Adobe’s website also have a ton of instructional videos on it, none of which will stream for me, in any browser. So I’m just going to play around and see what happens.

  1. I found an old design comp I did in Photoshop a long time ago. First a create a new document in Fireworks. Then I import my PSD, and I am confronted with a window that asks me what size I want the file to be. It’s nice to know that I can easily resize my file, but it’s a bit confusing, since I designed it at the size I want it.
  2. Then I get a weird tool that is simliar to the paste-in-place tool in inDesign. Not really sure why…because I already said what size I want my file. I am confused. I don’t think this ended up the right size.
  3. I right-clicked on some text to turn into a clickable link. Convert to symbol, button. I see properties/symbol properties panels at the bottom. You can specify the link, alt, text, style, target, the export type and file name. Looks pretty straight forward. 
  4. I created a new page in the page panel; looks like a completely seperate page/file (I lose all my layers)
  5. I creeated a new state, and my slice for my button is still there, but again my layers have dissapeared. I’m not sure if this is supposed to be like a “down” state for the entire page or what. OK, double clicked my button, and I see within the button are the state layers (reminds me of making button in Flash, also similar to making animated GIFs in Photoshop).
  6. I tried just exporting HTML and images from here, and the link is an image, but its black when I rollover it. Considering I only had Fireworks open for about 5 minutes, I’m feeling pretty good that I made a button and exported to HTML, although its far from workable at this point.

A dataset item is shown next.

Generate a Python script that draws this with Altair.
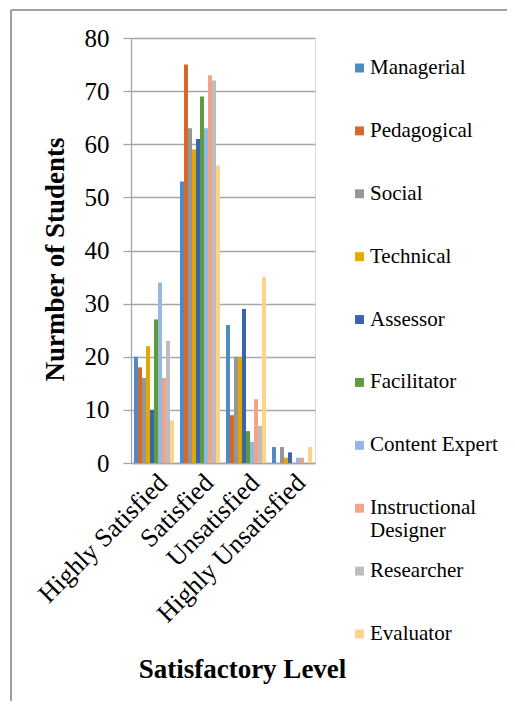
import altair as alt
import pandas as pd

categories = ["Highly Satisfied", "Satisfied", "Unsatisfied", "Highly Unsatisfied"]
roles = ["Managerial", "Pedagogical", "Social", "Technical", "Assessor",
         "Facilitator", "Content Expert", "Instructional Designer",
         "Researcher", "Evaluator"]
legend_labels = ["Managerial", "Pedagogical", "Social", "Technical", "Assessor",
                 "Facilitator", "Content Expert", "Instructional\nDesigner",
                 "Researcher", "Evaluator"]
colors = ["#4F8BC3", "#D5692A", "#969696", "#E0A800", "#3B64B0",
          "#5F9A3C", "#93B8E2", "#F0A48A", "#BDBDBD", "#FFD387"]

managerial = [20, 53, 26, 3]
pedagogical = [18, 75, 9, 0]
social = [16, 63, 20, 3]
technical = [22, 59, 20, 1]
assessor = [10, 61, 29, 2]
facilitator = [27, 69, 6, 0]
content_expert = [34, 63, 4, 1]
instructional_designer = [16, 73, 12, 1]
researcher = [23, 72, 7, 0]
evaluator = [8, 56, 35, 3]

series_values = [managerial, pedagogical, social, technical, assessor,
                 facilitator, content_expert, instructional_designer,
                 researcher, evaluator]

rows = []
for role, vals in zip(roles, series_values):
    for cat, v in zip(categories, vals):
        rows.append({"Level": cat, "Role": role, "Students": v})
df = pd.DataFrame(rows)
legend_df = pd.DataFrame({"Role": roles, "Label": legend_labels})

FONT = "Liberation Serif"
GRID = "#a6a6a6"

color_enc = alt.Color("Role:N", sort=roles,
                      scale=alt.Scale(domain=roles, range=colors), legend=None)

bars = alt.Chart(df).mark_bar().encode(
    x=alt.X("Level:N", sort=categories,
            scale=alt.Scale(paddingInner=0.13, paddingOuter=0.065),
            axis=alt.Axis(title="Satisfactory Level", labelAngle=-45,
                          labelFont=FONT, labelFontSize=26, labelColor="black",
                          labelPadding=6, labelLimit=400, ticks=False,
                          domainColor=GRID, domainWidth=1.3,
                          titleFont=FONT, titleFontSize=27, titleFontWeight="bold",
                          titleColor="black", titleX=111, titleY=214,
                          titleAlign="center", titleBaseline="alphabetic",
                          titleAnchor="start")),
    xOffset=alt.XOffset("Role:N", sort=roles,
                        scale=alt.Scale(paddingInner=0, paddingOuter=0)),
    y=alt.Y("Students:Q", scale=alt.Scale(domain=[0, 80]),
            axis=alt.Axis(title="Nurmber of Students", values=list(range(0, 81, 10)),
                          labelFont=FONT, labelFontSize=25, labelColor="black",
                          labelPadding=14, tickSize=8, tickColor=GRID,
                          tickWidth=1.3, domainColor=GRID, domainWidth=1.3,
                          grid=True, gridColor=GRID, gridWidth=1.3,
                          titleFont=FONT, titleFontSize=27, titleFontWeight="bold",
                          titleColor="black", titleX=-68, titleY=221,
                          titleAngle=-90, titleAlign="center",
                          titleBaseline="alphabetic", titleAnchor="start")),
    color=color_enc,
)

legend_y = alt.Y("Role:N", sort=roles, axis=None,
                 scale=alt.Scale(type="point", domain=roles, range=[30, 596], padding=0))

legend_sym = alt.Chart(legend_df).mark_square(size=80, opacity=1).encode(
    x=alt.value(228.5), y=legend_y, color=color_enc)

legend_txt = alt.Chart(legend_df).mark_text(
    font=FONT, fontSize=21, color="black", align="left", baseline="middle",
    lineBreak="\n", lineHeight=23).encode(
    x=alt.value(239), y=legend_y, text="Label:N")

frame_top = alt.Chart(df).mark_rule(color="#a0a0a0", strokeWidth=1.3).encode(
    x=alt.value(-120), x2=alt.value(400), y=alt.value(-28))
frame_left = alt.Chart(df).mark_rule(color="#a0a0a0", strokeWidth=1.3).encode(
    x=alt.value(-120), y=alt.value(-28), y2=alt.value(700))

chart = alt.layer(bars, legend_sym, legend_txt, frame_top, frame_left).resolve_scale(
    y="independent"
).properties(
    width=184, height=425,
    padding={"left": 123, "top": 30, "right": 192, "bottom": 238},
    autosize=alt.AutoSizeParams(type="none"),
).configure_view(stroke=None).configure(background="white")

chart.save("out.html", embed_options={"renderer": "svg", "actions": False})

Another tool I have been eyeing is Flash Catalyst (used to be called “Thermo”).

Adobe® Flash® Catalyst is a new professional interaction design tool for rapidly creating application interfaces and interactive content without coding.

From their little demo video, the designer creates their normal static page in Illustrator or Photoshop, imports it into Catalyst, and then can simply click on groups and shapes and create buttons. Unlike importing artwork into Flash, the Catalyst has the same tools as Illustrator (I think?), and maintains layers and generally looks identical. From the looks of it, this tool is aimed at designers passing things off to Flex developers, as the end result is a SWF or AIR file. I’m not sure how well it work work to prototype HTML, but it looks pretty slick for Flash.

The point of all this is simple: design in your real medium. Creating an Illustrator drawing and handing it over for programming is a lot like creating a sketch in pencil and handing it to a painter. Chances are it won’t look anything like what you intended. And even if it did, most of the process of painting is in the handling of the paint; you start with one idea, and it evolves and changes as you work with the medium. Even if you know nothing about programming, take a step towards learning a bit or using a tool to help you with the process so you can design with your real medium. You might just find yourself with a whole new source of inspiration and ideas.